June 30 (Bloomberg) -- Copper rose, capping the biggest quarterly advance since September, as gains in the housing market signaled higher demand in the U.S., the world’s second-largest consumer.
The number of contracts to purchase previously owned U.S. homes jumped in May by 6.1 percent, the most since April 2010, the National Association of Realtors said today. The Copper Development Association estimates that construction accounts for 40 percent of demand for the metal used in pipes and wires.
“Our brokerage division was stunned by the housing number,” Peter Thomas, a senior vice president at Zaner Group in Chicago, said in a telephone interview. “As you see this giant surge in housing, you’ll see strong demand for the industry to create more things,” including air-conditioning units that use copper, he said.
On the Comex in New York, copper futures for September delivery gained 1.1 percent to settle at $3.2035 a pound at 1:10 p.m. The price rose 5.9 percent this quarter.
On the London Metal Exchange, copper for delivery in three months rose 1 percent to $7,015 a metric ton ($3.18 a pound), the biggest gain since June 20. The price has climbed 3.9 percent in the past 12 months.
In the second quarter, stockpiles monitored by the LME tumbled 42 percent, the most in five years. Inventories have dropped 58 percent in 2014 to 154,675 tons, the lowest since 2008.

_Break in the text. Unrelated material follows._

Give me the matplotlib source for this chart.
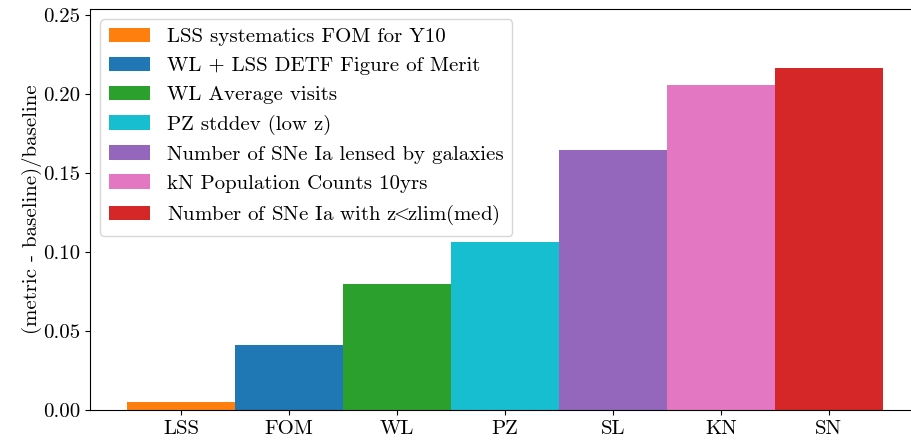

Today, zinc rose 1.5 percent to $2,217 a ton, the biggest gain since May 14. In the second quarter, the price climbed 12 percent, the most since Dec. 31, 2010. Inventories this month fell to the lowest since December 2010.
“Zinc is expected to be the next big base-metal play for investors,” Patricia Mohr, a commodity market specialist at Scotiabank Group in Toronto, wrote in a note.
Aluminum, nickel, lead and tin gained in London today.
In the second quarter, nickel jumped 20 percent, the most since March 31, 2010. Indonesia banned exports of raw ore in January.